In the meantime, however, I also was at the lowest point of my life. His betrayal triggered all sorts of my own issues – abandonment, trust, safety.
But by facing those, and watching my husband address deeply buried issues of his own, we grew together.
We had the benefit of a fabulous counselor who helped us work through the fallout of infidelity. Who taught my husband how to just be with me in my pain and accept responsibility without flinching. She showed us how to rebuild a marriage based on honesty and transparency. She made it clear that no marriage is immune to infidelity. And that marriage is more than sexual fidelity. That’s a part of it, of course. But it’s much more.
So here we are, seven years since my world imploded. And though I’ll never say my husband’s affair was good for us, I will say that we’ve grown in ways we couldn’t have imagined. I have found a joy I thought impossible. He is happier and more whole than he’s ever been.
In that seven years, I’ve lost my beloved mom. I’ve helped far too many friends deal with their spouse’s affairs. I’ve created a website to offer a safe, non-judgmental place for women experiencing the pain of betrayal to share their stories, seek advice, and receive compassion and support – pretty much the site I wished existed when I felt so lonely.
It’s impossible to put a number on it. We’re not the same people we were. Our relationship is, in many ways, a second marriage to our first spouse.
I don’t believe I would still be in my marriage if my husband hadn’t told me he wanted to become the man I thought he was…and then took the necessary steps to battle his demons. I’m grateful that I gave him the chance. I’m grateful my children have the benefit of a dad who’s also taken steps to become a better father.
Affairs are devastating. And isolating. There’s much blame placed on the wife. Our culture supports a narrative that is blatantly untrue. That the wife must have been frigid. That she probably “let herself go.” That she must be a nag. That anyone who stays with a cheater is a doormat.
There isn’t a one-size-fits-all response to betrayal. For some, leaving the marriage is wisest. For others, reconciliation takes them where they want to go. Every day I hear from women whose hearts are broken by the people who promised not to break them. They need compassion and someone to guide them toward healing, whatever that looks like for them.

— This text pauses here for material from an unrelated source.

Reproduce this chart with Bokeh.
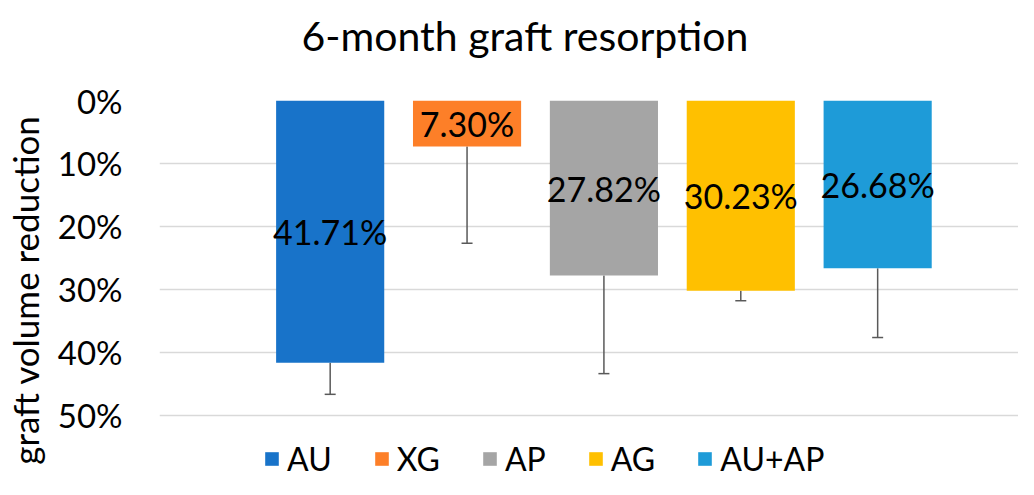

Now, I’m even able to extend that compassion toward the Other Women. I’m convinced that no-one with any self-respect or decency knowingly participates in the pain of another person. These women are damaged. They settle for the ego strokes of an affair, the titillation of deceit because it makes them feel powerful. I wish they wanted more for themselves…at the very least, there would be a lot fewer women visiting my site seeking solace if other women (and, yes, men) refused to participate in their deception.